Читаем Панургово стадо полностью

– Но нет! – минуту спустя, со вздохом продолжала она, закрывая салфеткой пяльцы, – эта последняя мечта едва ли когда сбудется!.. Это знамя не для вас, оно для поляков!.. Вы ведь умеете быть только немыми рабами вашего правительства.

И говоря это, она не скрыла беспощадно-презрительной усмешки, заигравшей на ее одушевленном лице.

– Вы позволяете бить себя и угнетать, отказываетесь от свободы для того только, чтобы в свою очередь бить и угнетать другие народности. Кто только под вами не стонет! Все ваше народное самолюбие состоит в том, чтобы быть хоть рабским, но варварски сильным государством и служить пугалом каждой цивилизации. Для этого вы даже немцам продаетесь. Нет, вы не славяне, вы – рабы, татары.

– Но эти татары еще только вчера освободили двадцать миллионов рабов, и своих татарских, и ваших польских! – возразил, задетый за живое, Хвалынцев. В глубине души он не мог не сознаться, что графиня сильно задела его русское самолюбие.

– Польских? – изумленно возразила она и с гордым достоинством отрицательно покачала головой. – Вы ошибаетесь, вы не знаете истории: в Польше, слава Богу, давно уже нет рабов. В Польше крестьяне лично свободны.
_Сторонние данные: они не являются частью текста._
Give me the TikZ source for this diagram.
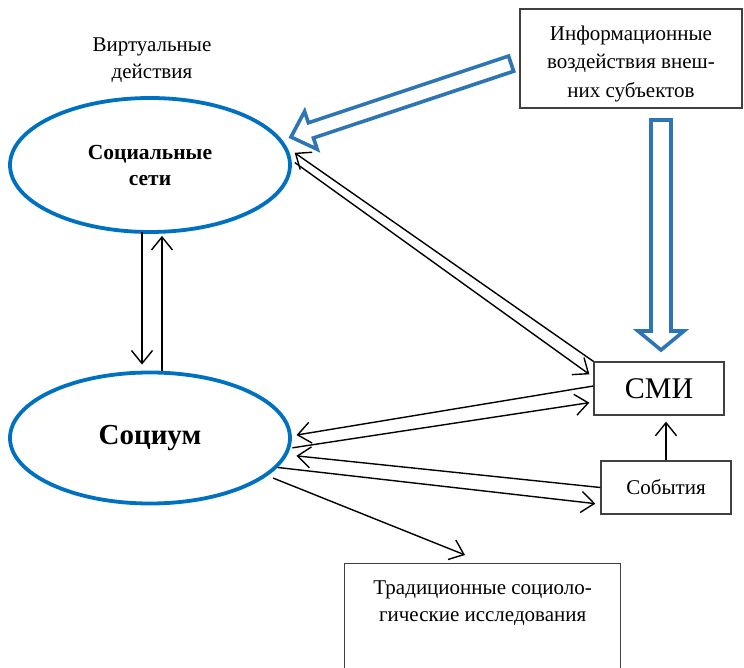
\documentclass[tikz,border=0pt]{standalone}
\usepackage{fontspec}
\setmainfont{Liberation Serif}
\usetikzlibrary{arrows.meta,shapes.geometric,calc}
\definecolor{ellblue}{HTML}{0070C0}
\definecolor{arrblue}{HTML}{2E75B6}
\definecolor{boxgray}{HTML}{404040}
\begin{document}
\begin{tikzpicture}[x=1pt,y=1pt,
  ell/.style={ellipse, draw=ellblue, line width=3.8pt, inner sep=0pt, align=center},
  box/.style={rectangle, draw=boxgray, line width=1.3pt, inner sep=0pt, align=center},
  txt/.style={font=\fontsize{21}{27}\selectfont, align=center, inner sep=0pt},
  conn/.style={line width=1.4pt, -{Straight Barb[length=13pt,width=21pt,line width=1.4pt]}},
  hollow/.style={draw=arrblue, line width=3.6pt, fill=white, line join=miter}
]
\useasboundingbox (0,0) rectangle (744,667);
% nodes
\node[txt] (virt) at (152,607) {Виртуальные\\действия};
\node[ell, minimum width=280pt, minimum height=134pt, font=\fontsize{21.5}{26}\selectfont\bfseries] (social) at (150,502) {Социальные\\сети};
\node[ell, minimum width=280pt, minimum height=131pt, font=\fontsize{29}{34}\selectfont\bfseries] (socium) at (150,229) {Социум};
\node[box, minimum width=222pt, minimum height=99pt] (info) at (631,608.5) {};
\node[txt, font=\fontsize{21}{28.5}\selectfont, anchor=center] (infotext) at ([yshift=-5pt]info.center) {Информационные\\воздействия внеш-\\них субъектов};
\node[box, minimum width=130pt, minimum height=53pt, font=\fontsize{30}{34}\selectfont] (smi) at (659,278.5) {СМИ};
\node[box, minimum width=130pt, minimum height=53pt, font=\fontsize{21}{27}\selectfont] (sob) at (666,179.5) {События};
\node[box, minimum width=276pt, minimum height=125pt, anchor=north west] (trad) at (344,104) {};
\node[txt, anchor=north] (tradtext) at ([yshift=-18pt]trad.north) {Традиционные социоло-\\гические исследования};
% hollow blue arrows
\coordinate (diagtip) at (291,530);
\begin{scope}[shift={(diagtip)}, rotate=18.43]
\draw[hollow] (0,0) -- (21,20) -- (21,8) -- (232,8) -- (232,-8) -- (21,-8) -- (21,-20) -- cycle;
\end{scope}
\coordinate (verttip) at (661,317);
\begin{scope}[shift={(verttip)}, rotate=90]
\draw[hollow] (0,0) -- (19,23) -- (19,10) -- (230,10) -- (230,-10) -- (19,-10) -- (19,-23) -- cycle;
\end{scope}
% connectors
\draw[conn] (smi.north west) -- ($(social.5)+(5,0)$);
\draw[conn] ($(social.1)+(3,0)$) -- ($(smi.north west)+(-4,-13)$);
\draw[conn] ($(smi.west)+(0,2.5)$) -- ($(socium.2)+(5,-2)$);
\draw[conn] ($(socium.-4)+(2,0)$) -- ($(smi.south west)+(-4,13)$);
\draw[conn] (sob.west) -- ($(socium.-7)+(9,-1)$);
\draw[conn] (socium.-13) -- ($(sob.south west)+(-5,11)$);
\draw[conn] ($(socium.-18)+(6,-2)$) -- ($(trad.north west)+(121,8)$);
\draw[conn] ($(social.south)+(-8,2)$) -- ($(socium.north)+(-8,6)$);
\draw[conn] ($(socium.north)+(12,0)$) -- ($(social.south)+(12,-2)$);
\draw[conn] (sob.north) -- ($(smi.south)+(7,-6)$);
\end{tikzpicture}
\end{document}
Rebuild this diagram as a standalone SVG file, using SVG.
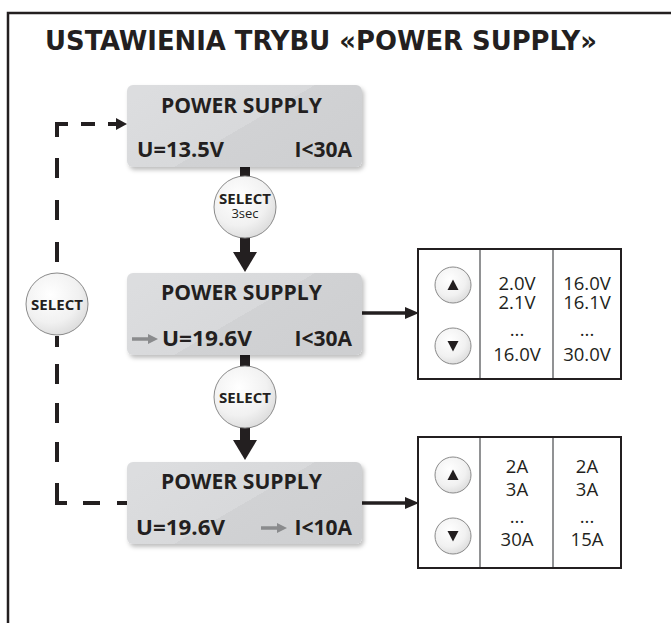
<svg xmlns="http://www.w3.org/2000/svg" width="671" height="623" viewBox="0 0 671 623">
<defs>
<linearGradient id="boxg" x1="0" y1="0.2" x2="1" y2="0.8">
<stop offset="0" stop-color="#dcdddf"/>
<stop offset="0.5" stop-color="#d8d9db"/>
<stop offset="0.5" stop-color="#d1d2d4"/>
<stop offset="1" stop-color="#cecfd1"/>
</linearGradient>
<radialGradient id="btng" cx="0.4" cy="0.35" r="0.75">
<stop offset="0" stop-color="#ffffff"/>
<stop offset="0.6" stop-color="#f1f1f1"/>
<stop offset="1" stop-color="#d6d6d6"/>
</radialGradient>
<filter id="sh" x="-10%" y="-10%" width="125%" height="135%">
<feDropShadow dx="2" dy="3" stdDeviation="2" flood-color="#000" flood-opacity="0.25"/>
</filter>
<style>
.box{fill:url(#boxg);filter:url(#sh);}
.lbl{font-family:"Open Sans","DejaVu Sans",sans-serif;font-weight:700;font-size:21px;fill:#231f20;}
.btn{fill:url(#btng);stroke:#8a8a8a;stroke-width:1;}
.sel{font-family:"Open Sans","DejaVu Sans",sans-serif;font-weight:700;font-size:15px;fill:#231f20;text-anchor:middle;}
.sec{font-family:"Open Sans","DejaVu Sans",sans-serif;font-weight:400;font-size:13px;fill:#231f20;text-anchor:middle;}
.tv{font-family:"Open Sans","DejaVu Sans",sans-serif;font-weight:400;font-size:18.5px;fill:#231f20;text-anchor:middle;}
.tbl{fill:#fff;stroke:#231f20;stroke-width:2;}
.div{stroke:#6d6e70;stroke-width:1.5;}
.con{stroke:#231f20;stroke-width:3.5;fill:none;}
.dash{stroke:#231f20;stroke-width:4;fill:none;}
.garr{stroke:#8a8b8d;stroke-width:3.5;}
.garrh{fill:#8a8b8d;}
.tri{fill:#231f20;}
.ahd{fill:#231f20;}
</style>
</defs>
<rect width="671" height="623" fill="#fff"/>
<path d="M8,623 V13 H671" fill="none" stroke="#231f20" stroke-width="2.5"/>
<text x="45" y="50" font-family="'DejaVu Sans',sans-serif" font-stretch="condensed" font-weight="700" font-size="26" fill="#231f20" textLength="552" lengthAdjust="spacingAndGlyphs">USTAWIENIA TRYBU «POWER SUPPLY»</text>

<g id="connectors">
<rect x="240" y="165" width="10" height="14" fill="#231f20"/>
<rect x="240" y="236" width="10" height="18" fill="#231f20"/>
<path d="M233,252 H257 L245,272 z" fill="#231f20"/>
<rect x="240" y="353" width="10" height="16" fill="#231f20"/>
<rect x="240" y="426" width="10" height="16" fill="#231f20"/>
<path d="M233,440 H257 L245,460 z" fill="#231f20"/>
<line class="con" x1="362" y1="313" x2="408" y2="313"/>
<path class="ahd" d="M405,307 L419,313 L405,319 z"/>
<line class="con" x1="362" y1="503" x2="408" y2="503"/>
<path class="ahd" d="M405,497 L419,503 L405,509 z"/>
<path class="dash" d="M68,124 H57 V137 M57,158 V178 M57,200 V220 M57,242 V262 M81,124 H95 M108,124 H118" stroke-linejoin="miter"/>
<path d="M116,118 L127,124 L116,130 z" fill="#231f20"/>
<path class="dash" d="M57,336 V347 M57,364 V384 M57,403 V423 M57,442 V462 M57,483 V503 H67 M83,503 H100 M117,503 H128" stroke-linejoin="miter"/>
</g>

<g id="node-select-loop">
<circle class="btn" cx="57" cy="304" r="31"/>
<text class="sel" x="57" y="309.5">SELECT</text>
</g>

<g id="node-box1">
<rect class="box" x="127" y="85" width="235" height="82" rx="6"/>
<text class="lbl" x="161" y="113" textLength="161" lengthAdjust="spacingAndGlyphs">POWER SUPPLY</text>
<text class="lbl" x="137" y="157" textLength="87" lengthAdjust="spacingAndGlyphs">U=13.5V</text>
<text class="lbl" x="352" y="157" text-anchor="end">I&lt;30A</text>
</g>

<g id="node-select-3sec">
<circle class="btn" cx="245" cy="207" r="31"/>
<text class="sel" x="245" y="204">SELECT</text>
<text class="sec" x="245" y="218">3sec</text>
</g>

<g id="node-box2">
<rect class="box" x="127" y="273" width="235" height="82" rx="6"/>
<text class="lbl" x="161" y="300" textLength="161" lengthAdjust="spacingAndGlyphs">POWER SUPPLY</text>
<line class="garr" x1="132" y1="339" x2="150" y2="339"/>
<path class="garrh" d="M148,334 L158,339 L148,344 z"/>
<text class="lbl" x="162" y="346" textLength="90" lengthAdjust="spacingAndGlyphs">U=19.6V</text>
<text class="lbl" x="352" y="346" text-anchor="end">I&lt;30A</text>
</g>

<g id="node-select">
<circle class="btn" cx="245" cy="397" r="31"/>
<text class="sel" x="245" y="402.5">SELECT</text>
</g>

<g id="node-box3">
<rect class="box" x="127" y="462" width="235" height="82" rx="6"/>
<text class="lbl" x="161" y="489" textLength="161" lengthAdjust="spacingAndGlyphs">POWER SUPPLY</text>
<text class="lbl" x="136" y="535" textLength="89" lengthAdjust="spacingAndGlyphs">U=19.6V</text>
<line class="garr" x1="261" y1="528" x2="279" y2="528"/>
<path class="garrh" d="M277,523 L287,528 L277,533 z"/>
<text class="lbl" x="352" y="535" text-anchor="end">I&lt;10A</text>
</g>

<g id="node-table-voltage">
<rect class="tbl" x="418" y="249" width="203" height="130"/>
<line class="div" x1="480" y1="250" x2="480" y2="378"/>
<line class="div" x1="553" y1="250" x2="553" y2="378"/>
<circle class="btn" cx="453" cy="285" r="18"/>
<path class="tri" d="M447.5,290 L458.5,290 L453,279.5 z"/>
<circle class="btn" cx="453" cy="346" r="18"/>
<path class="tri" d="M447.5,341 L458.5,341 L453,351.5 z"/>
<text class="tv" x="517" y="290">2.0V</text>
<text class="tv" x="517" y="309">2.1V</text>
<text class="tv" x="517" y="336">...</text>
<text class="tv" x="517" y="361">16.0V</text>
<text class="tv" x="587" y="290">16.0V</text>
<text class="tv" x="587" y="309">16.1V</text>
<text class="tv" x="587" y="336">...</text>
<text class="tv" x="587" y="361">30.0V</text>
</g>

<g id="node-table-current">
<rect class="tbl" x="418" y="437" width="203" height="131"/>
<line class="div" x1="480" y1="438" x2="480" y2="567"/>
<line class="div" x1="553" y1="438" x2="553" y2="567"/>
<circle class="btn" cx="453" cy="475" r="18"/>
<path class="tri" d="M447.5,480 L458.5,480 L453,469.5 z"/>
<circle class="btn" cx="453" cy="536" r="18"/>
<path class="tri" d="M447.5,531 L458.5,531 L453,541.5 z"/>
<text class="tv" x="517" y="473">2A</text>
<text class="tv" x="517" y="496">3A</text>
<text class="tv" x="517" y="523">...</text>
<text class="tv" x="517" y="546">30A</text>
<text class="tv" x="587" y="473">2A</text>
<text class="tv" x="587" y="496">3A</text>
<text class="tv" x="587" y="523">...</text>
<text class="tv" x="587" y="546">15A</text>
</g>
</svg>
Студент благодаря своему всероссийско полному неведению ничего не сумел возразить ей на это. Ему было только больно и горько слушать упреки этой женщины, и слушая их, он все-таки не мог не любоваться ею, не мог не сознавать в ней какого-то превосходства, которое дает человеку его возвышенное и гордое страдание.

– Но это знамя… – заговорил он после некоторого молчания, – отчего вы думаете, что наш солдат не поймет таких простых и ясных слов: «за свободу вашу и нашу»? Слова общечеловеческие.

– Ваш солдат!.. Ваш солдат уже целые десятки поколений рождается и умирает рабом; в нем давно уже убито все человеческое. Ваш солдат умеет только стрелять в безоружную толпу, в молящихся детей и женщин.

– Графиня! Ну где же, когда же это? – наконец не выдержав, воскликнул Хвалынцев.

– Где?.. А, вы сомневаетесь!.. Я скажу вам где! Хоть бы в Варшаве… Боже мой!.. Как сейчас помню… это было только семь месяцев назад… На Зигмунтовой площади, пред замком, стояли тысячи народа… Я тут же, в одном из домов, глядела с балкона… Вечер уж был, темно становилось; солдаты ваши стояли против народа; в этот день они наш крест изломали… и вдруг раздались выстрелы… Помню только какой-то глухой удар и больше ничего, потому что упала замертво.

– Как! Вы, графиня? – тихо произнес изумленный Хвалынцев.

– Да, я!.. Что вы так удивляетесь?.. Я была ранена. Вы не верите? Вот, смотрите!

И быстрым движением руки она отстегнула ворот кашемирового пеньюара и, близко наклонясь над Хвалынцевым, обнажила пред ним часть груди и все свое левое, удивительно созданное, белое плечо.

– Вот она, эта рана! Смотрите! – говорила Цезарина, указывая на темно-бурое, круглое пятнышко и бороздку к плечу, образовавшиеся от стянутой кожи. – Пуля ударила меня выше ключицы и скользнула по плечу. Два с половиной месяца я пролежала тогда. Десять человек было убито и более ста ранено [70]. Я всем и каждому смело могу показать эту русскую рану! – с гордым увлечением продолжала она. – Я горжусь ею; все-таки и моя капля крови пролилась за родину, за свободу!

Хотя все это было сделано и сказано опять-таки с каким-то присущим этой женщине сценическим эффектом, но эффект удался как нельзя более: он вполне подействовал на юношу, и Хвалынцев с глубоким, почти благоговейным уважением посмотрел на графиню Цезарину.